Ou de votre personnel?

Oui. Cela peut être de n’importe où à Maurice, dans le secteur privé, etc. Pas nécessairement du CEB, de n’importe où.

Au niveau du rapport salarial, le courant passe mieux avec les syndicats?

Ça va mieux. La relation n’est pas tendue. Chacun a ses droits. Au niveau de la direction, on fait ce qu’il faut faire dans la limite qu’il faut. On est en pleine discussion pour finaliser le rapport avant la fin de l’année.

Où en sont les productions d’électricité vertes?

Plusieurs projets, d’une capacité variant entre 5 et 15 mégawatts chacun, sont en cours.
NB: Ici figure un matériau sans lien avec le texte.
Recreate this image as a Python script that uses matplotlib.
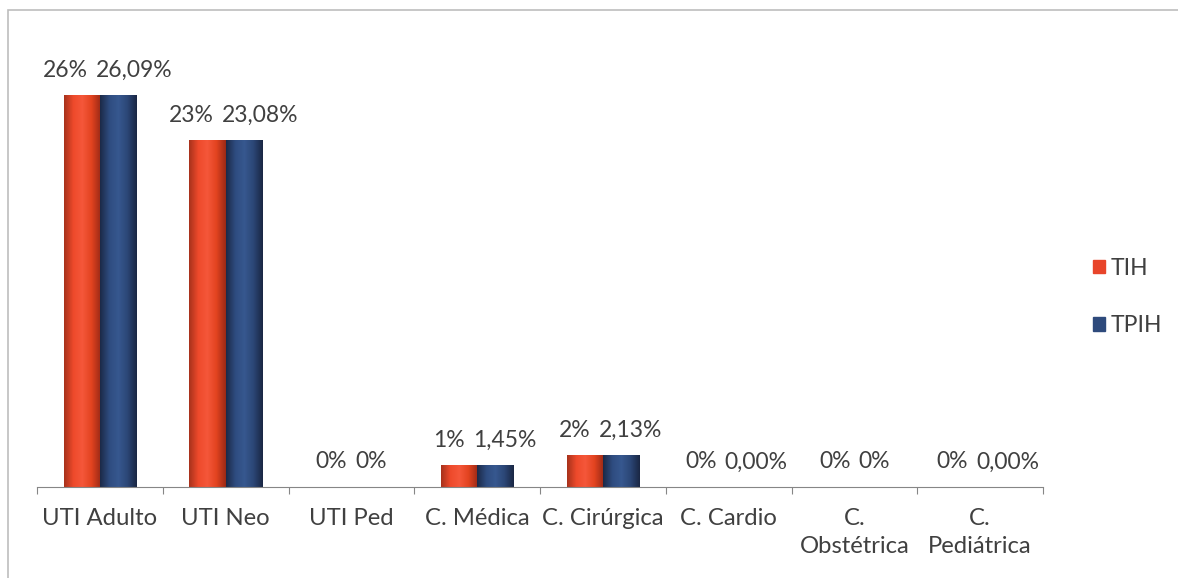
import matplotlib
matplotlib.use("Agg")
import matplotlib.pyplot as plt
import numpy as np
from matplotlib.patches import Rectangle, Patch
from matplotlib.colors import LinearSegmentedColormap

categories = ["UTI Adulto", "UTI Neo", "UTI Ped", "C. Médica", "C. Cirúrgica",
              "C. Cardio", "C.\nObstétrica", "C.\nPediátrica"]
tih = [26.09, 23.08, 0.0, 1.45, 2.13, 0.0, 0.0, 0.0]
tpih = [26.09, 23.08, 0.0, 1.45, 2.13, 0.0, 0.0, 0.0]
tih_labels = ["26%", "23%", "0%", "1%", "2%", "0%", "0%", "0%"]
tpih_labels = ["26,09%", "23,08%", "0%", "1,45%", "2,13%", "0,00%", "0%", "0,00%"]
series_names = ["TIH", "TPIH"]

plt.rcParams['font.family'] = ['Lato', 'DejaVu Sans']
TXT = "#404040"
FS = 16.5
FS_CAT = 17.2

fig = plt.figure(figsize=(11.78, 5.78), dpi=100)
fig.patches.append(Rectangle((8/1178, -0.01), 1.1, 1 - 10/578 + 0.01, transform=fig.transFigure,
                             fill=False, edgecolor="#bdbdbd", linewidth=1.2))
ax = fig.add_axes([37/1178, 91/578, 1006/1178, 450/578])

x = np.arange(len(categories))
w = 0.288
red_cmap = LinearSegmentedColormap.from_list("r", ["#a8321c", "#ee4a2b", "#f5573a", "#e2431f", "#9c2a16"])
blue_cmap = LinearSegmentedColormap.from_list("b", ["#1c2a48", "#2e4c80", "#37588f", "#2b4676", "#1a2744"])
b1 = ax.bar(x - w/2, tih, w, color="#e8452a", label=series_names[0])
b2 = ax.bar(x + w/2, tpih, w, color="#2e4a7c", label=series_names[1])
grad = np.linspace(0, 1, 64).reshape(1, -1)
for bars, cm in ((b1, red_cmap), (b2, blue_cmap)):
    for p in bars:
        h = p.get_height()
        if h > 0:
            ax.imshow(grad, cmap=cm, aspect='auto', zorder=2,
                      extent=[p.get_x(), p.get_x() + p.get_width(), 0, h])
            p.set_visible(False)

ax.set_xlim(-0.5, len(categories) - 0.5)
ax.set_ylim(0, 30)

pairs = []
for i in range(len(categories)):
    t1 = ax.annotate(tih_labels[i], (x[i] - w/2, tih[i]), xytext=(0, 18), textcoords="offset points",
                     ha="center", va="center", fontsize=FS, color=TXT)
    t2 = ax.annotate(tpih_labels[i], (x[i] + w/2, tpih[i]), xytext=(0, 18), textcoords="offset points",
                     ha="center", va="center", fontsize=FS, color=TXT)
    pairs.append((t1, t2))

ax.set_xticks(np.arange(-0.5, len(categories)), labels=[])
ax.set_xticks(x, labels=categories, minor=True)
ax.tick_params(axis="x", which="major", length=5, color="#868686", direction="out")
ax.tick_params(axis="x", which="minor", length=0, pad=15, labelsize=FS_CAT, labelcolor=TXT)
for lab in ax.get_xticklabels(minor=True):
    lab.set_linespacing(1.45)
ax.set_yticks([])
for s in ("top", "right", "left"):
    ax.spines[s].set_visible(False)
ax.spines["bottom"].set_color("#868686")
ax.set_facecolor("none")

# separate overlapping value labels (like Excel does)
fig.canvas.draw()
r = fig.canvas.get_renderer()
for t1, t2 in pairs:
    e1 = t1.get_window_extent(r)
    e2 = t2.get_window_extent(r)
    gap = 8
    ov = e1.x1 - e2.x0 + gap
    if ov > 0:
        shift_pt = ov / 2 * 72 / fig.dpi
        t1.xyann = (-shift_pt, 18)
        t2.xyann = (shift_pt, 18)

handles = [Patch(color="#e8452a"), Patch(color="#2e4a7c")]
fig.legend(handles, series_names, loc="center left", bbox_to_anchor=(1072/1178, 1 - 297/578),
           frameon=False, fontsize=FS, handlelength=0.55, handleheight=0.55, handletextpad=0.25,
           labelspacing=1.6, labelcolor=TXT)

fig.savefig("out.png", dpi=100)
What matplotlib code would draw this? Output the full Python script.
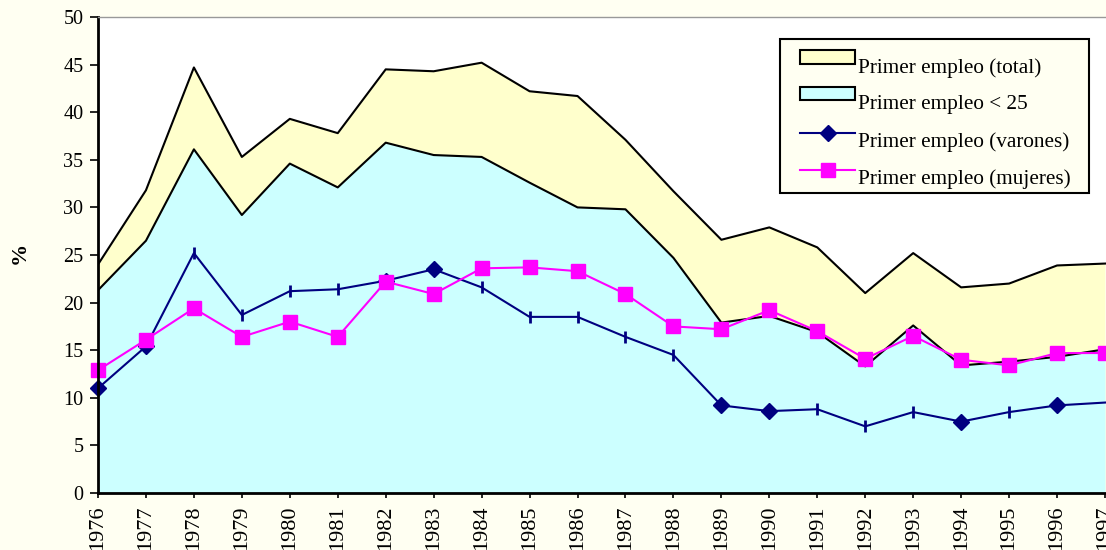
import matplotlib
matplotlib.use("Agg")
import matplotlib.pyplot as plt
from matplotlib.patches import Patch, Rectangle
from matplotlib.lines import Line2D
from matplotlib.legend_handler import HandlerPatch, HandlerLine2D
from matplotlib.transforms import Affine2D

years = list(range(1976, 1998))
total = [24.0, 31.8, 44.7, 35.3, 39.3, 37.8, 44.5, 44.3, 45.2, 42.2, 41.7,
         37.1, 31.7, 26.6, 27.9, 25.8, 21.0, 25.2, 21.6, 22.0, 23.9, 24.1]
menores25 = [21.3, 26.5, 36.1, 29.2, 34.6, 32.1, 36.8, 35.5, 35.3, 32.6, 30.0,
             29.8, 24.7, 17.9, 18.6, 16.9, 13.3, 17.6, 13.4, 13.8, 14.3, 15.1]
varones = [11.0, 15.4, 25.2, 18.7, 21.2, 21.4, 22.3, 23.5, 21.6, 18.5, 18.5,
           16.4, 14.5, 9.2, 8.6, 8.8, 7.0, 8.5, 7.5, 8.5, 9.2, 9.5]
mujeres = [12.9, 16.1, 19.4, 16.4, 18.0, 16.4, 22.2, 20.9, 23.6, 23.7, 23.3,
           20.9, 17.5, 17.2, 19.2, 17.0, 14.1, 16.5, 14.0, 13.4, 14.7, 14.7]
# marcador que se ve en cada punto de la serie de varones
marcas_varones = ['D', 'D', '|', '|', '|', '|', 'D', 'D', '|', '|', '|',
                  '|', '|', 'D', 'D', '|', '|', '|', 'D', '|', 'D', '']

etiquetas = ["Primer empleo (total)", "Primer empleo < 25",
             "Primer empleo (varones)", "Primer empleo (mujeres)"]

fondo = '#FFFFF2'
amarillo = '#FFFFCC'
celeste = '#CCFFFF'
azul = '#000080'
rosa = '#FF00FF'

plt.rcParams['font.family'] = ['Liberation Serif', 'DejaVu Serif']


# en la leyenda original los simbolos quedan algo mas altos que el texto
class PatchSubido(HandlerPatch):
    def __init__(self, subida, **kw):
        super().__init__(**kw)
        self.subida = subida

    def create_artists(self, legend, orig_handle, xdescent, ydescent,
                       width, height, fontsize, trans):
        trans = Affine2D().translate(0, self.subida) + trans
        return super().create_artists(legend, orig_handle, xdescent, ydescent,
                                      width, height, fontsize, trans)


class LineaSubida(HandlerLine2D):
    def __init__(self, subida, **kw):
        super().__init__(**kw)
        self.subida = subida

    def create_artists(self, legend, orig_handle, xdescent, ydescent,
                       width, height, fontsize, trans):
        trans = Affine2D().translate(0, self.subida) + trans
        return super().create_artists(legend, orig_handle, xdescent, ydescent,
                                      width, height, fontsize, trans)


W, H = 1106, 550
fig = plt.figure(figsize=(W / 100, H / 100), dpi=100, facecolor=fondo)
# el area del grafico sigue un poco mas alla del borde derecho de la imagen
ax = fig.add_axes([98 / W, 1 - 493 / H, (1115 - 98) / W, (493 - 17) / H])
ax.set_facecolor('white')

paso = (1105 - 98) / 21
ax.set_xlim(1976, 1976 + (1115 - 98) / paso)
ax.set_ylim(0, 50)

ax.fill_between(years, 0, total, color=amarillo, lw=0)
ax.fill_between(years, 0, menores25, color=celeste, lw=0)
ax.plot(years, total, color='black', lw=1.5)
ax.plot(years, menores25, color='black', lw=1.5)

ax.plot(years, varones, color=azul, lw=1.5)
for x, y, m in zip(years, varones, marcas_varones):
    if m == 'D':
        ax.plot(x, y, marker='D', ms=8, color=azul, clip_on=False)
    elif m == '|':
        ax.plot(x, y, marker='|', ms=8.5, mew=2, color=azul, clip_on=False)

ax.plot(years, mujeres, color=rosa, lw=1.5, marker='s', ms=9.8, mec=rosa,
        clip_on=False)

ax.set_yticks(range(0, 51, 5))
ax.set_xticks(years)
ax.set_xticklabels([str(y) for y in years], rotation=90, fontsize=16)
ax.tick_params(axis='y', labelsize=14.5, direction='out', length=5.5, width=1.2, pad=5)
ax.tick_params(axis='x', direction='out', length=3.8, width=1.2, pad=5)

for lado in ['left', 'bottom']:
    ax.spines[lado].set_color('black')
    ax.spines[lado].set_linewidth(2)
for lado in ['top', 'right']:
    ax.spines[lado].set_color('#999999')
    ax.spines[lado].set_linewidth(1)

fig.text(20 / W, 1 - 253 / H, '%', rotation=90, fontsize=16,
         fontweight='bold', ha='center', va='center')

# recuadro de la leyenda
marco = Rectangle((780 / W, 1 - 193 / H), 309 / W, 154 / H,
                  transform=fig.transFigure, facecolor=fondo,
                  edgecolor='black', lw=1.5, zorder=4)
fig.add_artist(marco)

manejadores = [
    Patch(facecolor=amarillo, edgecolor='black', lw=1.5),
    Patch(facecolor=celeste, edgecolor='black', lw=1.5),
    Line2D([], [], color=azul, lw=1.5, marker='D', ms=8),
    Line2D([], [], color=rosa, lw=1.5, marker='s', ms=9.8),
]
ley = fig.legend(manejadores, etiquetas, loc='upper left',
                 bbox_to_anchor=(800 / W, 1 - 58 / H), fontsize=15.3,
                 frameon=False, handlelength=2.6, handleheight=0.6,
                 handletextpad=0.14, labelspacing=0.82, borderpad=0,
                 borderaxespad=0,
                 handler_map={Patch: PatchSubido(6.0),
                              Line2D: LineaSubida(4.4)})
ley.set_zorder(5)

fig.savefig('out.png', dpi=100, facecolor=fondo)
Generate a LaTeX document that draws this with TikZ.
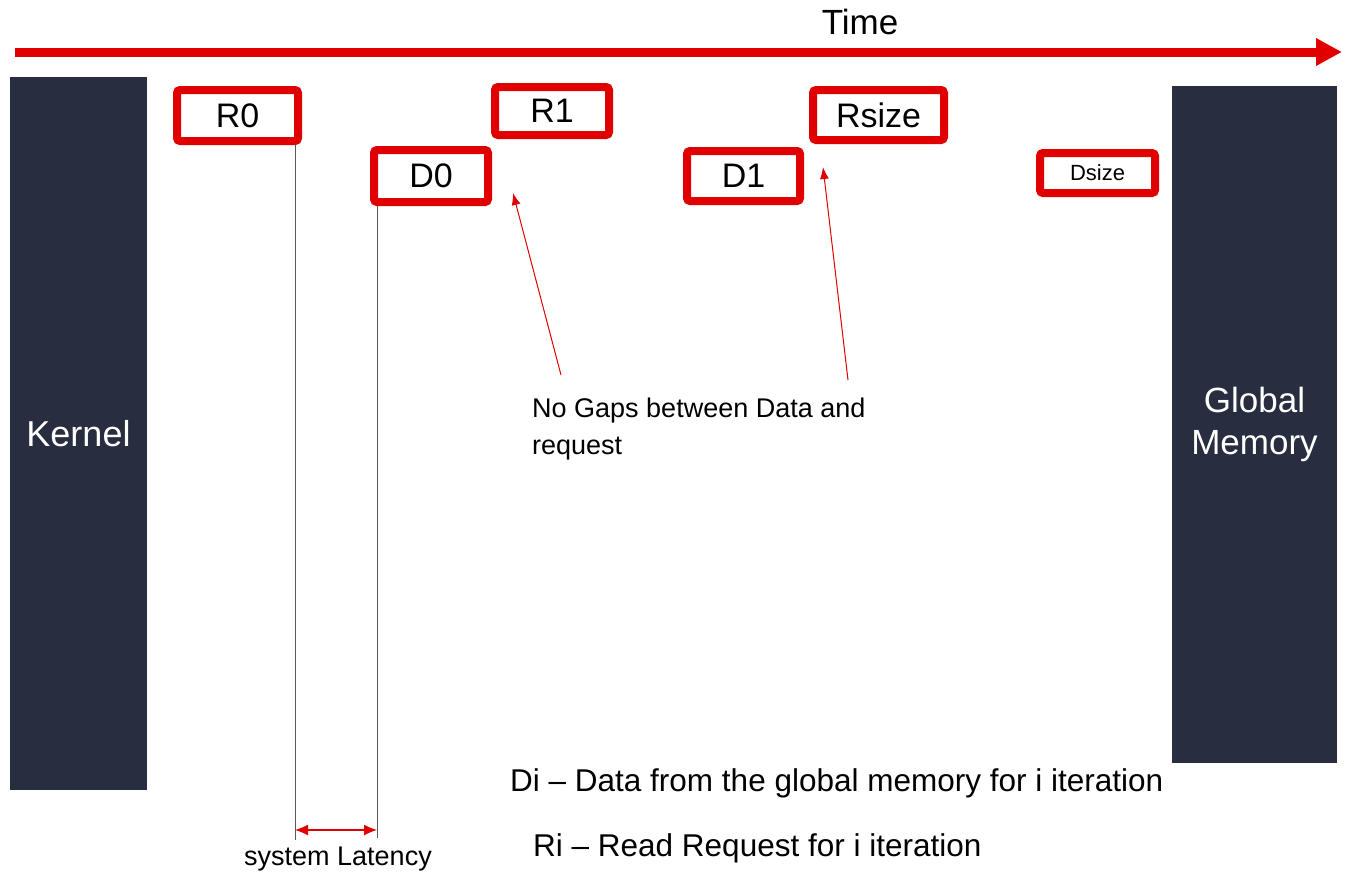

Six projets solaires seront concrétisés vers le début de 2019. Puis, on avait lancé le «Small scale distributed generation» pour l’installation des panneaux solaires et la production électrique sur les résidences. Un millier d’installations sont déjà opérationnelles.

Parallèlement, le CEB construit un parc solaire de 2 mégawatts à Henrietta qui devrait être prêt d’ici à décembre 2018. On compte rajouter 8 mégawatts.

Bio express

Originaire de Port-Louis, Shamshir Mukoon a étudié au Mahatma Gandhi Institute. Il a fait des études d’ingénierie à l’université de Maurice et son «Master in Business Administration» à distance. Il suivra plusieurs formations, dont en ingénierie et comptabilité. Employé au CEB depuis 1989, il a débuté comme «Trainee engineer». Il a été promu ingénieur puis responsable de département. Aujourd’hui, Shamshir Mukoon occupe la fonction de directeur général par intérim.